**EXERCISE:** Leave out the pictures and copy everything else below exactly.

---

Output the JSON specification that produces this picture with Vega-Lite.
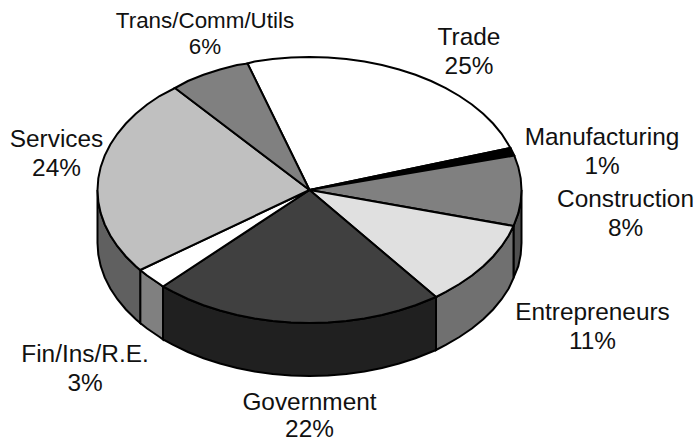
{"$schema":"https://vega.github.io/schema/vega-lite/v6.json","width":696,"height":438,"padding":0,"autosize":{"type":"none"},"background":"white","config":{"view":{"stroke":null}},
"datasets":{"shapes":[
{"s":"w1 Construction wall","p":[[521.5,190],[520.7,201.6],[518.3,213.1],[513.5,226],[513.5,278],[518.3,266.1],[520.7,254.6],[521.5,243],[521.5,190]]},
{"s":"w2 Entrepreneurs wall","p":[[513.5,226],[508.7,235.5],[501.6,246.2],[493.1,256.5],[483.2,266.3],[471.9,275.5],[459.4,284],[445.8,291.9],[436,297],[436,350],[445.8,344.9],[459.4,337],[471.9,328.5],[483.2,319.3],[493.1,309.5],[501.6,299.2],[508.7,288.5],[513.5,278],[513.5,226]]},
{"s":"w3 Government wall","p":[[436,297],[431.1,299],[415.5,305.2],[399.1,310.5],[382,315],[364.4,318.5],[346.3,321],[328,322.5],[309.5,323],[291,322.5],[272.7,321],[254.6,318.5],[237,315],[219.9,310.5],[203.5,305.2],[187.9,299],[173.2,291.9],[163,286.5],[163,339.5],[173.2,344.9],[187.9,352],[203.5,358.2],[219.9,363.5],[237,368],[254.6,371.5],[272.7,374],[291,375.5],[309.5,376],[328,375.5],[346.3,374],[364.4,371.5],[382,368],[399.1,363.5],[415.5,358.2],[431.1,352],[436,350],[436,297]]},
{"s":"w4 Fin wall","p":[[163,286.5],[159.6,284],[147.1,275.5],[140.2,270],[140.2,323],[147.1,328.5],[159.6,337],[163,339.5],[163,286.5]]},
{"s":"w5 Services wall","p":[[140.2,270],[135.8,266.3],[125.9,256.5],[117.4,246.2],[110.3,235.5],[104.7,224.4],[100.7,213.1],[98.3,201.6],[97.5,190],[97.5,243],[98.3,254.6],[100.7,266.1],[104.7,277.4],[110.3,288.5],[117.4,299.2],[125.9,309.5],[135.8,319.3],[140.2,323],[140.2,270]]},
{"s":"t1 Trade","p":[[309.5,190],[247.5,63.5],[254.6,61.5],[272.7,59],[291,57.5],[309.5,57],[328,57.5],[346.3,59],[364.4,61.5],[382,65],[399.1,69.5],[415.5,74.8],[431.1,81],[445.8,88.1],[459.4,96],[471.9,104.5],[483.2,113.7],[493.1,123.5],[501.6,133.8],[510.5,148],[309.5,190]]},
{"s":"t2 Manufacturing","p":[[309.5,190],[510.5,148],[514.3,155.6],[309.5,190]]},
{"s":"t3 Construction","p":[[309.5,190],[514.3,155.6],[518.3,166.9],[520.7,178.4],[521.5,190],[520.7,201.6],[518.3,213.1],[513.5,226],[309.5,190]]},
{"s":"t4 Entrepreneurs","p":[[309.5,190],[513.5,226],[508.7,235.5],[501.6,246.2],[493.1,256.5],[483.2,266.3],[471.9,275.5],[459.4,284],[445.8,291.9],[436,297],[309.5,190]]},
{"s":"t5 Government","p":[[309.5,190],[436,297],[431.1,299],[415.5,305.2],[399.1,310.5],[382,315],[364.4,318.5],[346.3,321],[328,322.5],[309.5,323],[291,322.5],[272.7,321],[254.6,318.5],[237,315],[219.9,310.5],[203.5,305.2],[187.9,299],[173.2,291.9],[163,286.5],[309.5,190]]},
{"s":"t6 Fin","p":[[309.5,190],[163,286.5],[159.6,284],[147.1,275.5],[140.2,270],[309.5,190]]},
{"s":"t7 Services","p":[[309.5,190],[140.2,270],[135.8,266.3],[125.9,256.5],[117.4,246.2],[110.3,235.5],[104.7,224.4],[100.7,213.1],[98.3,201.6],[97.5,190],[98.3,178.4],[100.7,166.9],[104.7,155.6],[110.3,144.5],[117.4,133.8],[125.9,123.5],[135.8,113.7],[147.1,104.5],[159.6,96],[175,88],[309.5,190]]},
{"s":"t8 Trans","p":[[309.5,190],[175,88],[187.9,81],[203.5,74.8],[219.9,69.5],[237,65],[247.5,63.5],[309.5,190]]}
],
"labels":[
{"t":"Trans/Comm/Utils","x":205,"y":28,"k":"small"},{"t":"6%","x":205,"y":54,"k":"small"},
{"t":"Trade","x":469,"y":45,"k":"big"},{"t":"25%","x":469,"y":74,"k":"big"},
{"t":"Manufacturing","x":602,"y":145,"k":"big"},{"t":"1%","x":602,"y":174,"k":"big"},
{"t":"Construction","x":625.5,"y":207,"k":"big"},{"t":"8%","x":625.5,"y":236,"k":"big"},
{"t":"Entrepreneurs","x":592.5,"y":320,"k":"big"},{"t":"11%","x":592.5,"y":349,"k":"big"},
{"t":"Government","x":309.5,"y":410,"k":"big"},{"t":"22%","x":309.5,"y":436.5,"k":"big"},
{"t":"Fin/Ins/R.E.","x":85,"y":362,"k":"big"},{"t":"3%","x":85,"y":391,"k":"big"},
{"t":"Services","x":56.5,"y":147,"k":"big"},{"t":"24%","x":56.5,"y":176,"k":"big"}
]},
"layer":[
{"data":{"name":"shapes"},"transform":[{"flatten":["p"]}],"mark":{"type":"line","stroke":"black","strokeWidth":2,"strokeJoin":"miter","clip":false},
"encoding":{"x":{"field":"p[0]","type":"quantitative","scale":{"domain":[0,696]},"axis":null},"y":{"field":"p[1]","type":"quantitative","scale":{"domain":[438,0]},"axis":null},"detail":{"field":"s"},"order":{"field":"i","type":"quantitative"},
"fill":{"field":"s","type":"nominal","legend":null,"scale":{"domain":["w1 Construction wall","w2 Entrepreneurs wall","w3 Government wall","w4 Fin wall","w5 Services wall","t1 Trade","t2 Manufacturing","t3 Construction","t4 Entrepreneurs","t5 Government","t6 Fin","t7 Services","t8 Trans"],"range":["#505050","#707070","#202020","#808080","#606060","#ffffff","#000000","#808080","#e0e0e0","#404040","#ffffff","#c0c0c0","#808080"]}}}},
{"data":{"name":"labels"},"mark":{"type":"text","font":"Liberation Sans","align":"center","baseline":"alphabetic","color":"#111111"},
"encoding":{"x":{"field":"x","type":"quantitative","scale":{"domain":[0,696]},"axis":null},"y":{"field":"y","type":"quantitative","scale":{"domain":[438,0]},"axis":null},"text":{"field":"t"},"size":{"field":"k","type":"nominal","legend":null,"scale":{"domain":["small","big"],"range":[22.4,24.4]}}}}
]}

---

**SOLUTION FOR THIS TASK:**
Output the JSON specification that produces this picture with Vega-Lite.
{"$schema":"https://vega.github.io/schema/vega-lite/v6.json","width":696,"height":438,"padding":0,"autosize":{"type":"none"},"background":"white","config":{"view":{"stroke":null}},
"datasets":{"shapes":[
{"s":"w1 Construction wall","p":[[521.5,190],[520.7,201.6],[518.3,213.1],[513.5,226],[513.5,278],[518.3,266.1],[520.7,254.6],[521.5,243],[521.5,190]]},
{"s":"w2 Entrepreneurs wall","p":[[513.5,226],[508.7,235.5],[501.6,246.2],[493.1,256.5],[483.2,266.3],[471.9,275.5],[459.4,284],[445.8,291.9],[436,297],[436,350],[445.8,344.9],[459.4,337],[471.9,328.5],[483.2,319.3],[493.1,309.5],[501.6,299.2],[508.7,288.5],[513.5,278],[513.5,226]]},
{"s":"w3 Government wall","p":[[436,297],[431.1,299],[415.5,305.2],[399.1,310.5],[382,315],[364.4,318.5],[346.3,321],[328,322.5],[309.5,323],[291,322.5],[272.7,321],[254.6,318.5],[237,315],[219.9,310.5],[203.5,305.2],[187.9,299],[173.2,291.9],[163,286.5],[163,339.5],[173.2,344.9],[187.9,352],[203.5,358.2],[219.9,363.5],[237,368],[254.6,371.5],[272.7,374],[291,375.5],[309.5,376],[328,375.5],[346.3,374],[364.4,371.5],[382,368],[399.1,363.5],[415.5,358.2],[431.1,352],[436,350],[436,297]]},
{"s":"w4 Fin wall","p":[[163,286.5],[159.6,284],[147.1,275.5],[140.2,270],[140.2,323],[147.1,328.5],[159.6,337],[163,339.5],[163,286.5]]},
{"s":"w5 Services wall","p":[[140.2,270],[135.8,266.3],[125.9,256.5],[117.4,246.2],[110.3,235.5],[104.7,224.4],[100.7,213.1],[98.3,201.6],[97.5,190],[97.5,243],[98.3,254.6],[100.7,266.1],[104.7,277.4],[110.3,288.5],[117.4,299.2],[125.9,309.5],[135.8,319.3],[140.2,323],[140.2,270]]},
{"s":"t1 Trade","p":[[309.5,190],[247.5,63.5],[254.6,61.5],[272.7,59],[291,57.5],[309.5,57],[328,57.5],[346.3,59],[364.4,61.5],[382,65],[399.1,69.5],[415.5,74.8],[431.1,81],[445.8,88.1],[459.4,96],[471.9,104.5],[483.2,113.7],[493.1,123.5],[501.6,133.8],[510.5,148],[309.5,190]]},
{"s":"t2 Manufacturing","p":[[309.5,190],[510.5,148],[514.3,155.6],[309.5,190]]},
{"s":"t3 Construction","p":[[309.5,190],[514.3,155.6],[518.3,166.9],[520.7,178.4],[521.5,190],[520.7,201.6],[518.3,213.1],[513.5,226],[309.5,190]]},
{"s":"t4 Entrepreneurs","p":[[309.5,190],[513.5,226],[508.7,235.5],[501.6,246.2],[493.1,256.5],[483.2,266.3],[471.9,275.5],[459.4,284],[445.8,291.9],[436,297],[309.5,190]]},
{"s":"t5 Government","p":[[309.5,190],[436,297],[431.1,299],[415.5,305.2],[399.1,310.5],[382,315],[364.4,318.5],[346.3,321],[328,322.5],[309.5,323],[291,322.5],[272.7,321],[254.6,318.5],[237,315],[219.9,310.5],[203.5,305.2],[187.9,299],[173.2,291.9],[163,286.5],[309.5,190]]},
{"s":"t6 Fin","p":[[309.5,190],[163,286.5],[159.6,284],[147.1,275.5],[140.2,270],[309.5,190]]},
{"s":"t7 Services","p":[[309.5,190],[140.2,270],[135.8,266.3],[125.9,256.5],[117.4,246.2],[110.3,235.5],[104.7,224.4],[100.7,213.1],[98.3,201.6],[97.5,190],[98.3,178.4],[100.7,166.9],[104.7,155.6],[110.3,144.5],[117.4,133.8],[125.9,123.5],[135.8,113.7],[147.1,104.5],[159.6,96],[175,88],[309.5,190]]},
{"s":"t8 Trans","p":[[309.5,190],[175,88],[187.9,81],[203.5,74.8],[219.9,69.5],[237,65],[247.5,63.5],[309.5,190]]}
],
"labels":[
{"t":"Trans/Comm/Utils","x":205,"y":28,"k":"small"},{"t":"6%","x":205,"y":54,"k":"small"},
{"t":"Trade","x":469,"y":45,"k":"big"},{"t":"25%","x":469,"y":74,"k":"big"},
{"t":"Manufacturing","x":602,"y":145,"k":"big"},{"t":"1%","x":602,"y":174,"k":"big"},
{"t":"Construction","x":625.5,"y":207,"k":"big"},{"t":"8%","x":625.5,"y":236,"k":"big"},
{"t":"Entrepreneurs","x":592.5,"y":320,"k":"big"},{"t":"11%","x":592.5,"y":349,"k":"big"},
{"t":"Government","x":309.5,"y":410,"k":"big"},{"t":"22%","x":309.5,"y":436.5,"k":"big"},
{"t":"Fin/Ins/R.E.","x":85,"y":362,"k":"big"},{"t":"3%","x":85,"y":391,"k":"big"},
{"t":"Services","x":56.5,"y":147,"k":"big"},{"t":"24%","x":56.5,"y":176,"k":"big"}
]},
"layer":[
{"data":{"name":"shapes"},"transform":[{"flatten":["p"]}],"mark":{"type":"line","stroke":"black","strokeWidth":2,"strokeJoin":"miter","clip":false},
"encoding":{"x":{"field":"p[0]","type":"quantitative","scale":{"domain":[0,696]},"axis":null},"y":{"field":"p[1]","type":"quantitative","scale":{"domain":[438,0]},"axis":null},"detail":{"field":"s"},"order":{"field":"i","type":"quantitative"},
"fill":{"field":"s","type":"nominal","legend":null,"scale":{"domain":["w1 Construction wall","w2 Entrepreneurs wall","w3 Government wall","w4 Fin wall","w5 Services wall","t1 Trade","t2 Manufacturing","t3 Construction","t4 Entrepreneurs","t5 Government","t6 Fin","t7 Services","t8 Trans"],"range":["#505050","#707070","#202020","#808080","#606060","#ffffff","#000000","#808080","#e0e0e0","#404040","#ffffff","#c0c0c0","#808080"]}}}},
{"data":{"name":"labels"},"mark":{"type":"text","font":"Liberation Sans","align":"center","baseline":"alphabetic","color":"#111111"},
"encoding":{"x":{"field":"x","type":"quantitative","scale":{"domain":[0,696]},"axis":null},"y":{"field":"y","type":"quantitative","scale":{"domain":[438,0]},"axis":null},"text":{"field":"t"},"size":{"field":"k","type":"nominal","legend":null,"scale":{"domain":["small","big"],"range":[22.4,24.4]}}}}
]}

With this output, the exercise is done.